Testing of the market assessment tool will be carried out in Mexico and in Peru. In Mexico, the principal market area and population center is Mexico City. Both tilapia and native cichlid species are sold in Mexico City. Native cichlid species are highly desired products by Mexican consumers and have potential as native species for development of culture techniques. In Peru, Lima is the major population center, and will be used as a testing site. Both tilapia and Colossoma spp. are sold there. However, Peru offers the interesting alternatives of Iquitos, a significant population center in the Amazon region where tilapia is banned, but Colossoma spp. are sold along with other freshwater species. Tarapoto further offers a study area in an aquaculture production area characterized by low income, small-scale aquatic farms. In each study site, a random sample of restaurants and supermarkets will be drawn from telephone listings. In open-air fish markets, vendors will be selected randomly using systematic spatial sampling techniques (Burns and Bush, 1998).

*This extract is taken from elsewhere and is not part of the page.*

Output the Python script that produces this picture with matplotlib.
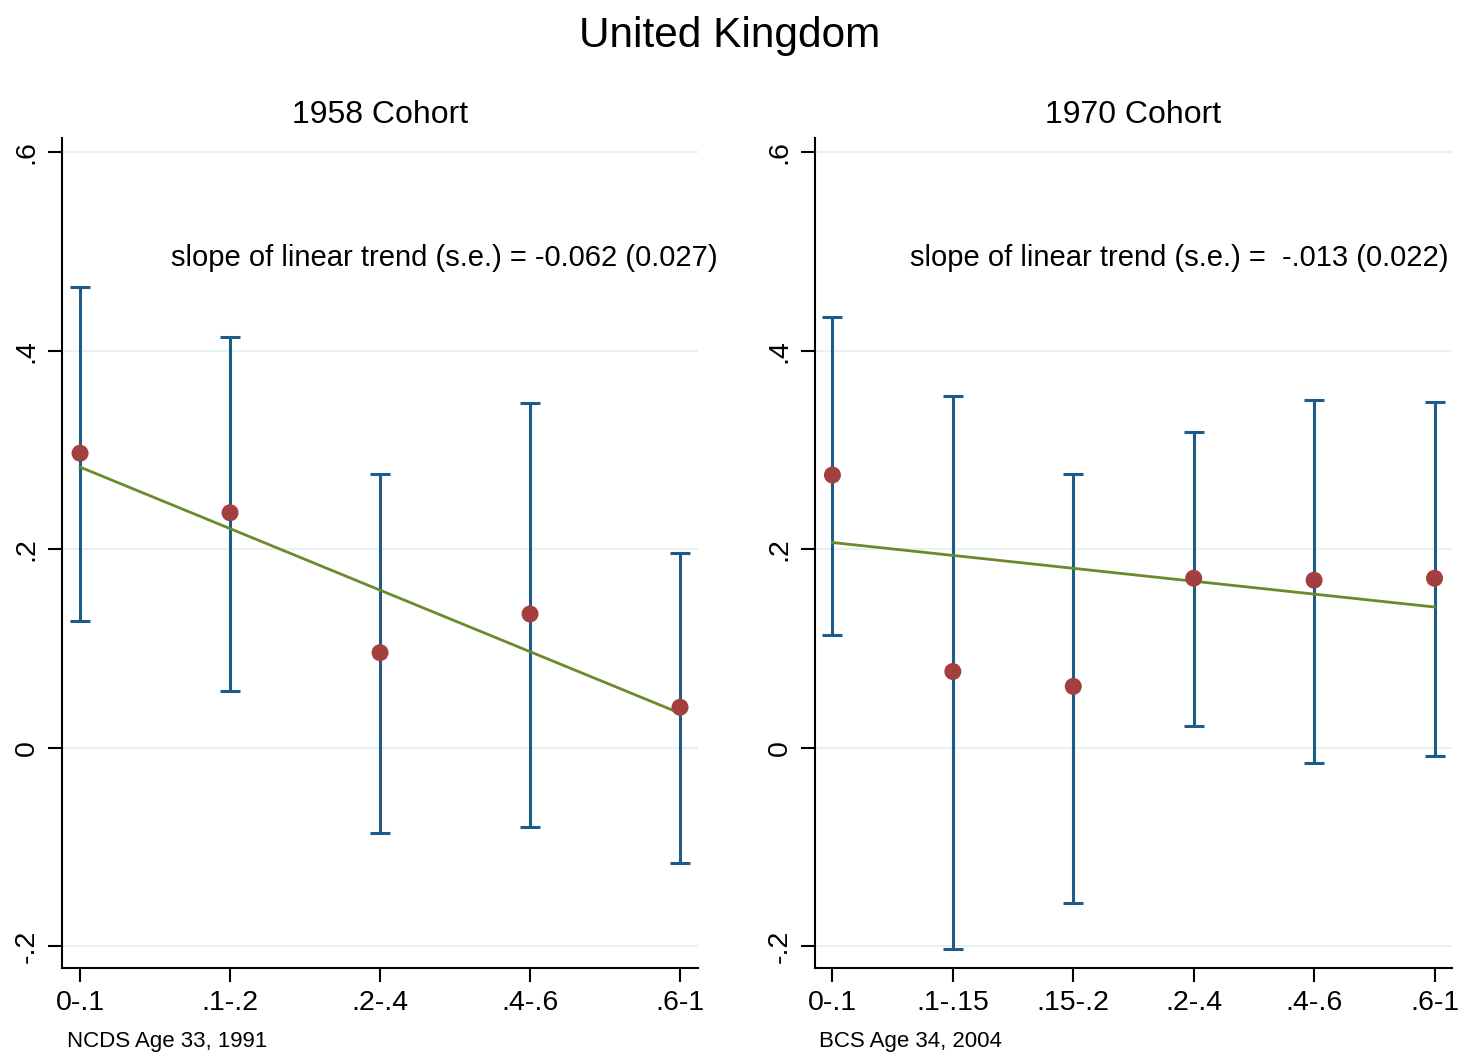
import matplotlib
matplotlib.use("Agg")
import matplotlib.pyplot as plt
import numpy as np

plt.rcParams['font.family'] = ['Liberation Sans', 'DejaVu Sans']

# ---- data ----
cats_1958 = ["0-.1", ".1-.2", ".2-.4", ".4-.6", ".6-1"]
est_1958 = [0.297, 0.237, 0.096, 0.135, 0.041]
lo_1958 = [0.128, 0.057, -0.086, -0.080, -0.116]
hi_1958 = [0.464, 0.414, 0.276, 0.348, 0.196]
trend_int_1958 = 0.283
trend_slope_1958 = -0.062

cats_1970 = ["0-.1", ".1-.15", ".15-.2", ".2-.4", ".4-.6", ".6-1"]
est_1970 = [0.275, 0.077, 0.062, 0.171, 0.169, 0.171]
lo_1970 = [0.114, -0.203, -0.156, 0.022, -0.015, -0.008]
hi_1970 = [0.434, 0.355, 0.276, 0.318, 0.351, 0.349]
trend_int_1970 = 0.207
trend_slope_1970 = -0.013

yticks = [-0.2, 0, 0.2, 0.4, 0.6]
ytick_labels = ["-.2", "0", ".2", ".4", ".6"]

BLUE = "#1f5b88"
RED = "#a3403f"
GREEN = "#6b8a2e"
GRID = "#e9f1f2"

fig = plt.figure(figsize=(14.6, 10.55), dpi=100)

def panel(rect, cats, est, lo, hi, b0, b1, title, note, note_x, source, pad):
    ax = fig.add_axes(rect)
    x = np.arange(len(cats))
    est = np.array(est); lo = np.array(lo); hi = np.array(hi)
    ax.set_ylim(-0.2217, 0.6146)
    ax.set_xlim(-pad, len(cats) - 1 + pad)
    for yv in yticks:
        ax.axhline(yv, color=GRID, lw=1.5, zorder=0)
    ax.errorbar(x, est, yerr=[est - lo, hi - est], fmt='none', ecolor=BLUE,
                elinewidth=2.2, capsize=7, capthick=2.2, zorder=2)
    xl = np.array([x[0], x[-1]])
    ax.plot(xl, b0 + b1 * xl, color=GREEN, lw=2, zorder=3)
    ax.scatter(x, est, s=150, color=RED, zorder=4, edgecolors='none')
    ax.set_xticks(x)
    ax.set_xticklabels(cats, fontsize=20.5)
    ax.set_yticks(yticks)
    ax.set_yticklabels(ytick_labels, fontsize=20.5, rotation=90, va='center')
    for s in ['top', 'right']:
        ax.spines[s].set_visible(False)
    for s in ['left', 'bottom']:
        ax.spines[s].set_linewidth(1.5)
    ax.tick_params(axis='both', length=10, width=1.5, pad=6)
    ax.set_title(title, fontsize=23, pad=11)
    ax.text(note_x, 0.494, note, transform=ax.get_yaxis_transform(), ha='right',
            va='center', fontsize=21)
    ax.text(0.007, -0.089, source, transform=ax.transAxes, ha='left', va='center',
            fontsize=16)
    return ax

panel([0.0425, 0.0825, 0.4356, 0.7867], cats_1958, est_1958, lo_1958, hi_1958,
      trend_int_1958, trend_slope_1958, "1958 Cohort",
      "slope of linear trend (s.e.) = -0.062 (0.027)", 1.031, "NCDS Age 33, 1991", 0.12)
panel([0.5582, 0.0825, 0.4363, 0.7867], cats_1970, est_1970, lo_1970, hi_1970,
      trend_int_1970, trend_slope_1970, "1970 Cohort",
      "slope of linear trend (s.e.) =  -.013 (0.022)", 0.994, "BCS Age 34, 2004", 0.145)

fig.text(0.5, 0.966, "United Kingdom", fontsize=30.5, ha='center', va='center')
fig.savefig("out.png", dpi=100)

Direct personal interviews will be conducted using the short survey instruments developed. Statistical comparisons will be made between the responses for variables that were significant in the Central American surveys and the responses to questions related to variables that were not significant. This comparison will provide an indication of whether the selection of variables for the short survey omitted some key factors.

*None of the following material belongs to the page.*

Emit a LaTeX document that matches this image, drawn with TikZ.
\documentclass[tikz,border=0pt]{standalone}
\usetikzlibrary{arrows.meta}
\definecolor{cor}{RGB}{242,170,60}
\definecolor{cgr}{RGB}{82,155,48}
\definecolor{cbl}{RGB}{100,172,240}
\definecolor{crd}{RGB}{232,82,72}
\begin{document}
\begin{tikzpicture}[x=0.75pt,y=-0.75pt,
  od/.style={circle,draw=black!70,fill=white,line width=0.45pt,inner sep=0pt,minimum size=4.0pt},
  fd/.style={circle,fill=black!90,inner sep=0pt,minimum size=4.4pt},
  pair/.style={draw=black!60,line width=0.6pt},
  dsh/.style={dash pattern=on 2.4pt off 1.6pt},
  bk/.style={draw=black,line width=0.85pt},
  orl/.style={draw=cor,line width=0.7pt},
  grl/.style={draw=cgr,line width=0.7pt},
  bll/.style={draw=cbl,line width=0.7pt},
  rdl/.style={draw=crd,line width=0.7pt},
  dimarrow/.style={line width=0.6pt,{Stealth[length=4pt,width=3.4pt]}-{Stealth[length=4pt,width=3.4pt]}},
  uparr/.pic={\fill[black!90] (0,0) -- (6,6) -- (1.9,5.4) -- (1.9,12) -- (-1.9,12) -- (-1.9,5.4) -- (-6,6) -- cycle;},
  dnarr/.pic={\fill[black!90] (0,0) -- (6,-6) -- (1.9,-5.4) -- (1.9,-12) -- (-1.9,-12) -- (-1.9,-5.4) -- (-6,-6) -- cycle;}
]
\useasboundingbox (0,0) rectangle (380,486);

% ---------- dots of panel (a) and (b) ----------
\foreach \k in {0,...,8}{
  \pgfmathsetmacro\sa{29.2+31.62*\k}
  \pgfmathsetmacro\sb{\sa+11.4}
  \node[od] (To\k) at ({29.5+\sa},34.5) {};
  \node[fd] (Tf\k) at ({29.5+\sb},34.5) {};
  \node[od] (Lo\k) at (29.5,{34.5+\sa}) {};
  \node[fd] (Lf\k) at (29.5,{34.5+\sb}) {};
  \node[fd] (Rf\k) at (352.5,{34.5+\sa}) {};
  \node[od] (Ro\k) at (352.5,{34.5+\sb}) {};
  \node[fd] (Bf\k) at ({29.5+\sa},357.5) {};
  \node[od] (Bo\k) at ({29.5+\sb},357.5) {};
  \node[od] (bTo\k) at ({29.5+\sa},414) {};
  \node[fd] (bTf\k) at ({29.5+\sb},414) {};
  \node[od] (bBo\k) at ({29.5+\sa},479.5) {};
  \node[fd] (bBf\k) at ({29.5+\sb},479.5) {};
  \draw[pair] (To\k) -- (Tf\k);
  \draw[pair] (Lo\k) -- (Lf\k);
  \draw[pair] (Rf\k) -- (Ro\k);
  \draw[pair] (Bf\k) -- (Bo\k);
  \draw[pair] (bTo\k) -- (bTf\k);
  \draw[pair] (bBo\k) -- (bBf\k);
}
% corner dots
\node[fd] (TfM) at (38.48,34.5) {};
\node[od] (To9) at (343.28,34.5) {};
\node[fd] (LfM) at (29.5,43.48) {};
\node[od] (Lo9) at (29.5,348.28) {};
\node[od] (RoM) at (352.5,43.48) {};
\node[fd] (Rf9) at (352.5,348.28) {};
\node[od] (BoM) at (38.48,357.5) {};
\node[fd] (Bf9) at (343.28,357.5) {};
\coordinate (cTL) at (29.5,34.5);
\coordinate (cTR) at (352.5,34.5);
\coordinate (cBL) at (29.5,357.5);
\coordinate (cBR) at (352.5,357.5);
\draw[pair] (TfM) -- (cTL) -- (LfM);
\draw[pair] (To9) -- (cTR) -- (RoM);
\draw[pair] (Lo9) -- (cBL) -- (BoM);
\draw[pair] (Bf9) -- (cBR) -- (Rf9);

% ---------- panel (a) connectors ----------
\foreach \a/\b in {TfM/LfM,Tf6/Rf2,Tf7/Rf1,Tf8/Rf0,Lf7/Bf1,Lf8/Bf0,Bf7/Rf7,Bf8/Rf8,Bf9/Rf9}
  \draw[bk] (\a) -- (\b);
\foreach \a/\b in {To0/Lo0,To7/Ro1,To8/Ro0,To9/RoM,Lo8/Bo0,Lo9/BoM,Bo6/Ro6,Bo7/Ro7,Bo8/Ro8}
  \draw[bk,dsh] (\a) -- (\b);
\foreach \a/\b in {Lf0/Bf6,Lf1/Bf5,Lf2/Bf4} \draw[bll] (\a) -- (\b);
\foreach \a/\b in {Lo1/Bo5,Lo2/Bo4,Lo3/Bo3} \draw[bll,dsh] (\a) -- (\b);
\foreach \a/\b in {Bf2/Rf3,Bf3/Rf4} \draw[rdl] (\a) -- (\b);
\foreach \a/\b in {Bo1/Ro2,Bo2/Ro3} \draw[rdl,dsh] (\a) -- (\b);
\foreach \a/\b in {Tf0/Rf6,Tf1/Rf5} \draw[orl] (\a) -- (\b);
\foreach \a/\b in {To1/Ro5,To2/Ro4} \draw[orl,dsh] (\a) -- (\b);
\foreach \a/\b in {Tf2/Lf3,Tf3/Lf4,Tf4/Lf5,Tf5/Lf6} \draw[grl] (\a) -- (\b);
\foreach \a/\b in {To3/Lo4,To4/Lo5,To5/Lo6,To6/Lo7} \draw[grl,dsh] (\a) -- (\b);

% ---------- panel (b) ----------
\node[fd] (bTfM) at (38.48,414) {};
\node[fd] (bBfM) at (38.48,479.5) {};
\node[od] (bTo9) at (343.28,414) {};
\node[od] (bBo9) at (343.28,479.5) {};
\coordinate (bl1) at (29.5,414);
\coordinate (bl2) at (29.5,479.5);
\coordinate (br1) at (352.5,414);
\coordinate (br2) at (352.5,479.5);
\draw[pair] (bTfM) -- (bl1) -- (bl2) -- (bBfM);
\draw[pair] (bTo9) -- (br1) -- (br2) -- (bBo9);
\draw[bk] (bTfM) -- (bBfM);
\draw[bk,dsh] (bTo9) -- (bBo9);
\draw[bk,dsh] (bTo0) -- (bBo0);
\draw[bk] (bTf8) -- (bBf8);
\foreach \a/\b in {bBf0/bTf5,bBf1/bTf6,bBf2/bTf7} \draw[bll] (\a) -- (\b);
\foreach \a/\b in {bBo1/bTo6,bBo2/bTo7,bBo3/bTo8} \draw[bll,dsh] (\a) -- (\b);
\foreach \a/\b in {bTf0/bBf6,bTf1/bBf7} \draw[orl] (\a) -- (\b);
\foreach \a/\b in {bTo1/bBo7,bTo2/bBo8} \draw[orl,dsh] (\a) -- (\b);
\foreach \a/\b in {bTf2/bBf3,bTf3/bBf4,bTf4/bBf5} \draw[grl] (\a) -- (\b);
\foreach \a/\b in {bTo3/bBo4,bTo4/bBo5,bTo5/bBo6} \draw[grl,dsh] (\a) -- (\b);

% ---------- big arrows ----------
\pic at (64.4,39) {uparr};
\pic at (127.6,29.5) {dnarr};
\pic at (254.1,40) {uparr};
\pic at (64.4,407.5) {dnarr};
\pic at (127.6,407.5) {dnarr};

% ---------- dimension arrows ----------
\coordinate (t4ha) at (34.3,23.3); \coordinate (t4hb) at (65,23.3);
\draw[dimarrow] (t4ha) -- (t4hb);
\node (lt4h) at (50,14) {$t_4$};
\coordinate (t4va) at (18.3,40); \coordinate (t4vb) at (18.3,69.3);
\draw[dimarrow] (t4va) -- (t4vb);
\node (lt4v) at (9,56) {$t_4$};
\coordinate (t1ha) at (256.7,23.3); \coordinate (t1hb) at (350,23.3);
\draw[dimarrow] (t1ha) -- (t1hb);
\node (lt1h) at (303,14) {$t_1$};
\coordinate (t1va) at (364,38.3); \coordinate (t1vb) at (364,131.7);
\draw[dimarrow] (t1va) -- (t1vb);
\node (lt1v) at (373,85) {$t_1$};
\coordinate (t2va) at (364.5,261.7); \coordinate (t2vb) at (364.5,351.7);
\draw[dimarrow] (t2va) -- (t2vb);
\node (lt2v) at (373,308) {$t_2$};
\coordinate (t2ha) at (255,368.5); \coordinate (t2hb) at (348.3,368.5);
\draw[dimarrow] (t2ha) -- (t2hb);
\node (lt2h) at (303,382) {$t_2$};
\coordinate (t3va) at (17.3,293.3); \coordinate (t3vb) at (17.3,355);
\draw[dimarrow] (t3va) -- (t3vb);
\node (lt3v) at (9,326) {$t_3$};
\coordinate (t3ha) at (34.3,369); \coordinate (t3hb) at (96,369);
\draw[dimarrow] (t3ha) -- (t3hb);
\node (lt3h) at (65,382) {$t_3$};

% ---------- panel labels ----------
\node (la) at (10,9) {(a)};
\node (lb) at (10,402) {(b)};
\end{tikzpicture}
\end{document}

Data will be processed to determine price points for product sizes and forms along with projected sales volumes as determined by the first short survey for various market outlets. Data from the second short survey will be synthesized into an estimate of marketing costs for various product sizes and forms. Production cost estimates will be developed from enterprise budgets. Production and marketing costs will be subtracted from the relevant price points for various product sizes andforms for the different market channels and segments. Positive values will indicate feasible markets.

Regional Integration
The Regional Plan for South America refers specifically to the identification of marketing strategies to optimize economic returns. Research needs reiterate the importance of determining optimal marketing strategies for Colossoma spp.

7/1/01 Initiate project.
12/31/01 Rapid market assessment methodology developed.
7/31/02 Complete testing in Mexico City.
12/31/02 Complete testing in Peru.
4/30/03 Complete final evaluation of effectiveness of rapid market assessment methodology and submit final report.

Literature Cited
Burns, A.C. and R.F. Bush, 1998. Marketing Research. 2nd Edition. Prentice-Hall, Inc., Upper Saddle River, New Jersey.

Hatch, L.U. and J. Falck, 2001. Assessing economic risk in tilapia production in Honduras. Abstract. Book of Abstracts. Aquaculture 2001, World Aquaculture Society, Orlando, Florida.

Prein, M., J.K. Ofori, and C. Lightfoot, 1996. Research for the future development of aquaculture in Ghana. ICLARM Conf. Proc. 42, International Center for Living Aquatic Resources Management, Manila, Philippines, 94 pp.